Most of the people I meet think I'm black. Well, at least most of the black people. And when white people see me around blacks they also think I'm black. I never bother to correct them, because to me a person's color doesn't matter, so I don't think mine should matter to other people. My mother was Italian and my father was Jewish, and I just naturally have a light olive complexion and dark brown curly hair, so I look like I could be a light-skinned African-American even though I have blue eyes. And I like hanging around black people more than whites because blacks are more uninhibited. And I think whites tend to be more judgmental than blacks. I don't like judgmental people.
I was raised in an integrated section of Cleveland. Well, actually there were mainly blacks in my neighborhood and a few whites, but I mainly played with the black kids for some reason. I don't know why. Growing up I never liked going out with white boys, all my boyfriends were black. That bothered some of the black girls in the neighborhood, so I started dating mostly outside the neighborhood. That way no one was bothered. Did I tell my boyfriends I was white? No. None of them ever came out and asked me that. Most just assumed I was very light-skinned, though some did ask me if I were bi-racial. I learned to avoid answering the question directly because I never wanted to actually lie. I would just say, "I prefer not to discuss my ethnic background." Most left it at that. For those who pressed on I would say, "Yes, I came from a mixed-marriage, and my mother's is Italian." It wasn't a lie.
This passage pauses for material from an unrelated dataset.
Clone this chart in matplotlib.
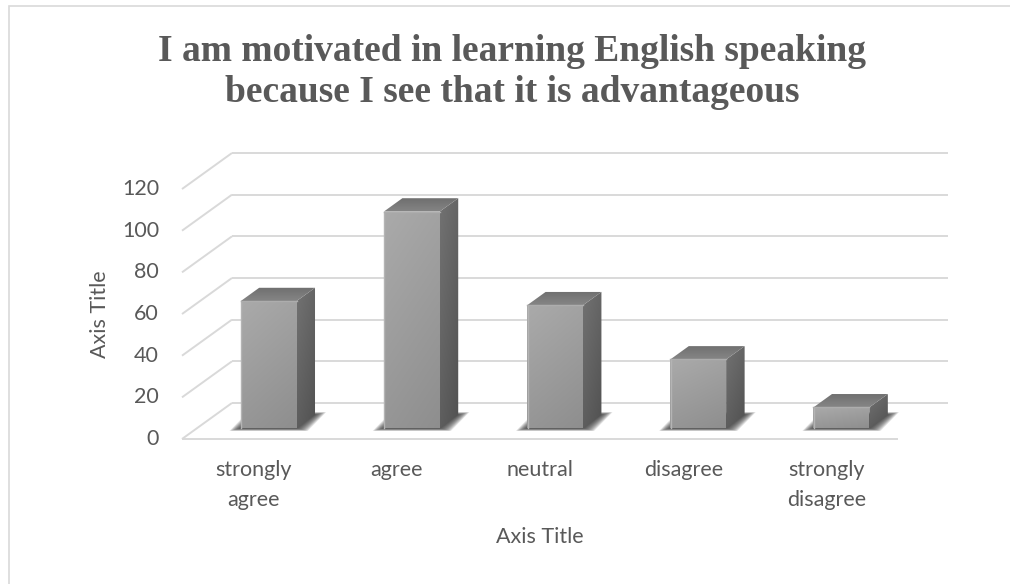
import numpy as np
import matplotlib.pyplot as plt
from matplotlib.patches import Polygon, Rectangle
from matplotlib import transforms
from matplotlib.colors import to_rgb

categories = ['strongly\nagree', 'agree', 'neutral', 'disagree', 'strongly\ndisagree']
counts = [61, 104, 59, 33, 10]
yticks = [0, 20, 40, 60, 80, 100, 120]
title_lines = ['I am motivated in learning English speaking',
               'because I see that it is advantageous']

W, H = 1010, 584
fig = plt.figure(figsize=(W / 100, H / 100), dpi=100)

# plot box in pixels: front floor edge at bottom, back wall top at top
left, right, bottom, top = 182, 948, 439, 153
ax = fig.add_axes([left / W, 1 - bottom / H, (right - left) / W, (bottom - top) / H])
DX = 0.349   # depth shift along x (category units)
DY = 17.3    # depth shift along y (value units)
ax.set_xlim(-0.5, 4.5 + DX)
ax.set_ylim(0, 120 + DY)
ax.axis('off')

text_c = '#595959'
grid_c = '#d9d9d9'
sans = 'Lato'

# back wall, side wall and floor edge
for v in yticks:
    ax.plot([-0.5 + DX, 4.5 + DX], [v + DY, v + DY], color=grid_c, lw=1.4,
            zorder=1, clip_on=False, solid_capstyle='butt')
    ax.plot([-0.5, -0.5 + DX], [v, v + DY], color=grid_c, lw=1.4,
            zorder=1, clip_on=False, solid_capstyle='butt')
ax.plot([-0.5, 4.5], [0, 0], color=grid_c, lw=1.4, zorder=1, clip_on=False,
        solid_capstyle='butt')


def shade(c1, c2, n=60, m=24, side=0.0):
    a, b = np.array(to_rgb(c1)), np.array(to_rgb(c2))
    t = np.linspace(0, 1, n)[:, None, None]
    img = a + (b - a) * t
    img = np.repeat(img, m, axis=1)
    if side:
        s = np.linspace(0, 1, m)[None, :, None]
        img = img - side * s
    return np.clip(img, 0, 1)


def face(poly_xy, img, z):
    p = Polygon(poly_xy, closed=True, facecolor='none', edgecolor='none', zorder=z)
    ax.add_patch(p)
    xs = [q[0] for q in poly_xy]
    ys = [q[1] for q in poly_xy]
    im = ax.imshow(img, extent=[min(xs), max(xs), min(ys), max(ys)],
                   aspect='auto', origin='upper', zorder=z, interpolation='bilinear')
    im.set_clip_path(p)


bw = 0.39
f0, f1 = 0.30, 0.67
ddx, ddy = (f1 - f0) * DX, (f1 - f0) * DY

for i, v in enumerate(counts):
    x0 = i - bw / 2 + f0 * DX
    y0 = f0 * DY

    # soft floor shadow
    for k in range(12, 0, -1):
        e = 0.0065 * k
        ey = 0.11 * k
        ax.add_patch(Polygon([(x0 - e, y0 - ey), (x0 + bw + e, y0 - ey),
                              (x0 + bw + ddx + e, y0 + ddy + ey),
                              (x0 + ddx - e, y0 + ddy + ey)],
                             closed=True, facecolor='#333333', edgecolor='none',
                             alpha=0.12, zorder=2))

    front = [(x0, y0), (x0 + bw, y0), (x0 + bw, y0 + v), (x0, y0 + v)]
    side = [(x0 + bw, y0), (x0 + bw + ddx, y0 + ddy),
            (x0 + bw + ddx, y0 + v + ddy), (x0 + bw, y0 + v)]
    topf = [(x0, y0 + v), (x0 + bw, y0 + v),
            (x0 + bw + ddx, y0 + v + ddy), (x0 + ddx, y0 + v + ddy)]

    face(front, shade('#aaaaaa', '#969696', side=0.03), 3)
    face(side, shade('#727272', '#5e5e5e', side=0.05), 3)
    face(topf, shade('#6f6f6f', '#858585'), 3)
    ax.plot([x0 + 0.004, x0 + 0.004], [y0, y0 + v], color='#b4b4b4', lw=1.0,
            zorder=4, clip_on=False)
    ax.plot([x0, x0 + bw], [y0 + v, y0 + v], color='#adadad', lw=1.0,
            zorder=4, clip_on=False)

ax.set_xlim(-0.5, 4.5 + DX)
ax.set_ylim(0, 120 + DY)

# value labels along the front of the side wall
lab_tr = transforms.offset_copy(ax.transData, fig=fig, x=-23, y=0, units='dots')
for v in yticks:
    ax.text(-0.5, v, str(v), transform=lab_tr, ha='right', va='center',
            fontsize=15.5, color=text_c, family=sans)

# category labels under the floor
for i, lab in enumerate(categories):
    for j, line in enumerate(lab.split('\n')):
        tr = transforms.offset_copy(ax.transData, fig=fig, x=0, y=-37 - 29.5 * j,
                                    units='dots')
        ax.text(i, 0, line, transform=tr, ha='center', va='baseline',
                fontsize=15.5, color=text_c, family=sans)

fig.text(539.5 / W, 1 - 537 / H, 'Axis Title', ha='center', va='center',
         fontsize=15.5, color=text_c, family=sans)
fig.text(100 / W, 1 - 314 / H, 'Axis Title', ha='center', va='center',
         rotation=90, fontsize=15.5, color=text_c, family=sans)

for j, line in enumerate(title_lines):
    fig.text(512 / W, 1 - (61 + 41 * j) / H, line, ha='center', va='baseline',
             fontsize=27, fontweight='bold', color=text_c,
             family='Liberation Serif')

# chart area outline
fig.patches.append(Rectangle((9 / W, -0.2), 1.2, 1.2 - 6 / H,
                             transform=fig.transFigure, facecolor='none',
                             edgecolor='#d9d9d9', lw=1.2))

fig.savefig('out.png', dpi=100)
Later I went away to school. I went to Virginia, to Norfolk State University which is an HBCU (authors note: Historically Black College/University). The faculty and the other students just seemed to assume I was black so I left it like that.
The first job interview I went on after I graduated was at a newspaper in the South, and the recruiting officer was a middle-aged African-American man. I had worked at the school newspaper, so all of my clips had to do with African-American life or entertainment, and that, coupled with the fact that I attended an HBCU, must have convinced him I was black. He never asked me, and I never thought to tell him otherwise. I didn't go in there posing as a black, but I realized later that I wouldn't have gotten the job otherwise, because this was in the mid 1990s, and the newspaper was trying to hire more African-American reporters in order to help diversify the newsroom. I promise you I didn't realize that when I applied for the job, or when I first got the job, but I have to admit that once I did find out I didn't rush out to the editor and say, "Hey, you made a mistake. I'm white."
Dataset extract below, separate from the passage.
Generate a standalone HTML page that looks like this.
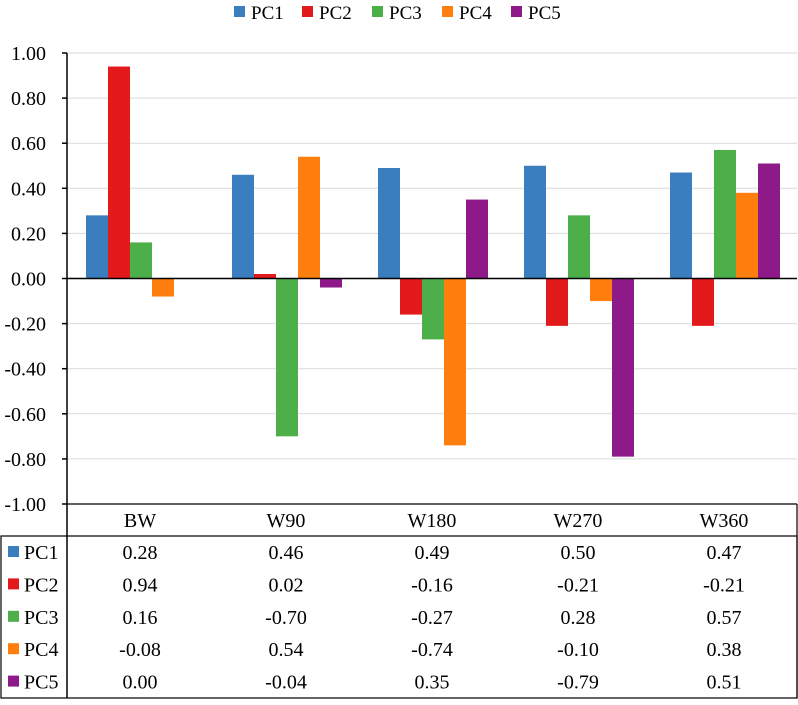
<!DOCTYPE html>
<html><head><meta charset="utf-8"><style>
body{margin:0;background:#fff;}
svg text{font-family:"Liberation Serif",serif;fill:#000;}
</style></head><body>
<svg id="c" width="798" height="700"></svg>
<script>
const categories=["BW","W90","W180","W270","W360"];
const seriesNames=["PC1","PC2","PC3","PC4","PC5"];
const colors=["#3a7ebf","#e31a1c","#4daf4a","#ff7f0e","#8e1a8a"];
const pc1=[0.28,0.46,0.49,0.50,0.47];
const pc2=[0.94,0.02,-0.16,-0.21,-0.21];
const pc3=[0.16,-0.70,-0.27,0.28,0.57];
const pc4=[-0.08,0.54,-0.74,-0.10,0.38];
const pc5=[0.00,-0.04,0.35,-0.79,0.51];
const series=[pc1,pc2,pc3,pc4,pc5];
const yTicks=[1,0.8,0.6,0.4,0.2,0,-0.2,-0.4,-0.6,-0.8,-1];
const NS="http://www.w3.org/2000/svg";
const svg=document.getElementById('c');
const X0=67,X1=797,Y0=53,Y1=504;
function y(v){return Y0+(1-v)/2*(Y1-Y0);}
function cx(i){return X0+(i+0.5)*(X1-X0)/categories.length;}
function mk(t,a,p){const e=document.createElementNS(NS,t);for(const k in a)e.setAttribute(k,a[k]);(p||svg).appendChild(e);return e;}
yTicks.forEach(v=>{
  if(v!==0&&v!==-1){const g=mk('line',{x1:X0,x2:X1,y1:y(v),y2:y(v),stroke:'#d9d9d9','stroke-width':1});
  
  }
  const tk=mk('line',{x1:62,x2:X0,y1:y(v),y2:y(v),stroke:'#000','stroke-width':1.5});
  
  
  const t=mk('text',{x:46,y:y(v)+7,'text-anchor':'end','font-size':20});
  t.textContent=v.toFixed(2);
  
  
});
const bw=22;
series.forEach((s,si)=>{s.forEach((v,ci)=>{
  const x=cx(ci)-54+si*bw;
  const r=mk('rect',{x:x,y:Math.min(y(v),y(0)),width:bw,height:Math.abs(y(v)-y(0)),fill:colors[si]});
  
  
});});
mk('line',{x1:X0,x2:X1,y1:y(0),y2:y(0),stroke:'#000','stroke-width':1.5});
mk('line',{x1:X0,x2:X0,y1:Y0,y2:698,stroke:'#000','stroke-width':1.5});
mk('line',{x1:X0,x2:X1,y1:Y1,y2:Y1,stroke:'#000','stroke-width':1.2});
mk('line',{x1:X1,x2:X1,y1:Y1,y2:698,stroke:'#000','stroke-width':1.2});
mk('rect',{x:1,y:536,width:796,height:162,fill:'none',stroke:'#000','stroke-width':1.2});
categories.forEach((c,ci)=>{
  const t=mk('text',{x:cx(ci),y:527,'text-anchor':'middle','font-size':20});
  t.textContent=c;
  
  
});
const rowH=32.4;
series.forEach((s,si)=>{
  const ry=552+si*rowH;
  mk('rect',{x:8,y:ry-6,width:11,height:11,fill:colors[si]});
  const l=mk('text',{x:24,y:ry+7,'font-size':20});
  l.textContent=seriesNames[si];
  
  
  s.forEach((v,ci)=>{
    const t=mk('text',{x:cx(ci),y:ry+7,'text-anchor':'middle','font-size':20});
    t.textContent=v.toFixed(2);
    
    
  });
});
const lx=[234,302,372,442,511];
seriesNames.forEach((n,si)=>{
  mk('rect',{x:lx[si],y:6,width:11,height:11,fill:colors[si]});
  const t=mk('text',{x:lx[si]+17,y:19,'font-size':19});
  t.textContent=n;
  
  
});
</script>
</body></html>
Besides, I felt right at home covering the "black" stories they sent me out on. The newsroom was mostly white with only a handful of black reporters who called themselves the "Black Pack." I naturally hung out with them.
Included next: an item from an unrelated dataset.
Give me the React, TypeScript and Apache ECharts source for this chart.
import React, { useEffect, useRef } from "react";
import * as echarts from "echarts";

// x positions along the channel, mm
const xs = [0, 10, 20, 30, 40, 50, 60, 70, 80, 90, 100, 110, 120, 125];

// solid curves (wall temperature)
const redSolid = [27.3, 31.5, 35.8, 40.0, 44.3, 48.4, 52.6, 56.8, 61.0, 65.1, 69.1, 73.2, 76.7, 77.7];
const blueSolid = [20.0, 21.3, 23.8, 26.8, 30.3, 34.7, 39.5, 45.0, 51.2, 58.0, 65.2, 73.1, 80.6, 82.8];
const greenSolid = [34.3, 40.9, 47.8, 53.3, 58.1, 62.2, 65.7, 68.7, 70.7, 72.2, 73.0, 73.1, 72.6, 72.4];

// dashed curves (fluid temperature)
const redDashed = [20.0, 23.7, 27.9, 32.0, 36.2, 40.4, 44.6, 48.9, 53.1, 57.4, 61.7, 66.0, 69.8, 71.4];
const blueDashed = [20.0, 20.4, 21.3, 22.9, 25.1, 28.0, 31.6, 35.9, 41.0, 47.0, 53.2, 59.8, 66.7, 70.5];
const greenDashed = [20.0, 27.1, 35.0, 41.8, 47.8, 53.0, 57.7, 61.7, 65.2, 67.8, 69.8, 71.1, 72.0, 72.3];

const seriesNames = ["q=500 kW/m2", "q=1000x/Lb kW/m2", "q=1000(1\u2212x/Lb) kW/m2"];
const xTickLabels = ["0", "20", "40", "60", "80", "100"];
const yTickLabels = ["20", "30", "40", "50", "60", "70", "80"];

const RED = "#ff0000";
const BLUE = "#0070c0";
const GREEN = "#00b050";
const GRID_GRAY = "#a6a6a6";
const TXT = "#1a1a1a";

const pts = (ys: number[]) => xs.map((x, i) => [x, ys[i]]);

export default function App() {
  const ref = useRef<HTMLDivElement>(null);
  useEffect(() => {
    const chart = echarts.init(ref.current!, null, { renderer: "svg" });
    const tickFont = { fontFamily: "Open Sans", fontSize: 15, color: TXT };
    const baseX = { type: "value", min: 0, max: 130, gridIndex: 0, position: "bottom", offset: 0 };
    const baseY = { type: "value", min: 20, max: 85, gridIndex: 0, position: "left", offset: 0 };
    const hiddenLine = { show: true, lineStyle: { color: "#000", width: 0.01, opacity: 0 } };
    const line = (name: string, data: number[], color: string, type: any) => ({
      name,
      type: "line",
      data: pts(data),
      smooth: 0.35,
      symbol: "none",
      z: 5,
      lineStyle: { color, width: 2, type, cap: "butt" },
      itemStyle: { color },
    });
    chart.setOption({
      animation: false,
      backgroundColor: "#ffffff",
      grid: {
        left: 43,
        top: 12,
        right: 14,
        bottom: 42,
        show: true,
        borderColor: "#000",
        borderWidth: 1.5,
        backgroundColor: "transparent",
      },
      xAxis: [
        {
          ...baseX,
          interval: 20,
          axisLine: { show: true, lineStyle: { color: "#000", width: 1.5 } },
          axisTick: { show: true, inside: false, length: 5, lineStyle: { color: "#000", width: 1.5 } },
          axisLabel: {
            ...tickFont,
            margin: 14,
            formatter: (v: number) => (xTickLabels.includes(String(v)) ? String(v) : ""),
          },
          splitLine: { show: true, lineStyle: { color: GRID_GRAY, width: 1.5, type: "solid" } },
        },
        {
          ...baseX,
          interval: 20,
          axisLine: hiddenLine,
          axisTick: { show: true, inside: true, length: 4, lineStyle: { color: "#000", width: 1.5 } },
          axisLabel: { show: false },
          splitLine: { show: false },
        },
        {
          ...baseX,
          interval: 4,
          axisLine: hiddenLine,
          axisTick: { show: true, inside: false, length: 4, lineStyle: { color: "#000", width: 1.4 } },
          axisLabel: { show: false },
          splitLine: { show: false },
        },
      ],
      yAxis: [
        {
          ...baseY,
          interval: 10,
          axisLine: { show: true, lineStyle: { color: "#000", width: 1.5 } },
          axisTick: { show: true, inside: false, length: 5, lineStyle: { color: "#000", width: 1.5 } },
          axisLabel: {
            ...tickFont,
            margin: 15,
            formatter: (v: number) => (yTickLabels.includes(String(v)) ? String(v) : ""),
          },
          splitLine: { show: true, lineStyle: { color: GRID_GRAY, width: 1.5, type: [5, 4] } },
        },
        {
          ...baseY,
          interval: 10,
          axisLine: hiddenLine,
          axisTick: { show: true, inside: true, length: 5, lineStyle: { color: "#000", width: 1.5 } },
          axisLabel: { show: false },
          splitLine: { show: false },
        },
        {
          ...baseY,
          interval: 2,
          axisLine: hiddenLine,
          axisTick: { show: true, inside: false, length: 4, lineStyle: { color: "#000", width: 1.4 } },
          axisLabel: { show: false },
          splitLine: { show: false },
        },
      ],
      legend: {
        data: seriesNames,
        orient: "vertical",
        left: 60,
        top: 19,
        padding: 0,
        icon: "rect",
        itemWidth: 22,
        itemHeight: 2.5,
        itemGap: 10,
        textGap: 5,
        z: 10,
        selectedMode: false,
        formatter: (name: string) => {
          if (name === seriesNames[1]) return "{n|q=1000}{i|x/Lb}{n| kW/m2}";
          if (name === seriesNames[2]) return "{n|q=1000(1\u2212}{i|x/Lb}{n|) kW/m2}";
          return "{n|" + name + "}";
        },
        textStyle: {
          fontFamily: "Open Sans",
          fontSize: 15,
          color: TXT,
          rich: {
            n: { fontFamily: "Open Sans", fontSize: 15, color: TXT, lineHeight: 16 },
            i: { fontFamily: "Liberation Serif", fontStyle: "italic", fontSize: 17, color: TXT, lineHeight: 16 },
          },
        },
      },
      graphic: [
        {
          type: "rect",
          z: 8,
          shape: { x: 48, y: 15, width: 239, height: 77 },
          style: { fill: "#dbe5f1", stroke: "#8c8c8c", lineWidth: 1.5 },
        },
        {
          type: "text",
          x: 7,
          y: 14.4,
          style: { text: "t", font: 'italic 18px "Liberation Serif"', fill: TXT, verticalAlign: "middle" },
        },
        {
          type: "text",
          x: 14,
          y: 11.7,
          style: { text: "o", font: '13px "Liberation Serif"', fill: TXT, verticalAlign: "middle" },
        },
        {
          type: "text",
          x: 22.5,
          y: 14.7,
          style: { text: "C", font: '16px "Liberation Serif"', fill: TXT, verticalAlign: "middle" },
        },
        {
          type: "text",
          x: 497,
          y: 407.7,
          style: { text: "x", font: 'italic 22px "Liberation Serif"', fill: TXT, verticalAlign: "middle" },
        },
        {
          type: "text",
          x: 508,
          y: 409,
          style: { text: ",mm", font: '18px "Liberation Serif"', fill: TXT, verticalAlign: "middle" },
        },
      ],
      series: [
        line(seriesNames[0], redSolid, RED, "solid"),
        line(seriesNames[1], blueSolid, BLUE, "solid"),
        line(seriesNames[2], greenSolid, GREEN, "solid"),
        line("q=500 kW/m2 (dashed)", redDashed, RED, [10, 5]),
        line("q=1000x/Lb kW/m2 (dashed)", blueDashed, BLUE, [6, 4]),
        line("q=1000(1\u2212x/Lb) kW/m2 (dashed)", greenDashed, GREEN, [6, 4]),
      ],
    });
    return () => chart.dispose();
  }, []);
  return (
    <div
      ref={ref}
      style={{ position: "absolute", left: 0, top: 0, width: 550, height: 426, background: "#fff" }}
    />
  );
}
It wasn't until I left the paper and moved to South Carolina and got into PR that I decided to get more in touch with my white roots. Why? Probably for a number of different reasons, but nothing in particular. In my mind I was never actually passing for black, I was living my life and having a good time with the people I wanted to have a good time with. By the time I moved to South Carolina I was a bit older, a bit more conservative, and a bit more introspective. I guess I was a bit more white.
I'm married now, to a white man, and I've never mentioned my past, or that there was a time that people thought I was black. He's not the type who would understand, so why get him bothered? What was done was done, and it's all over now so that's it. I have no regrets, though.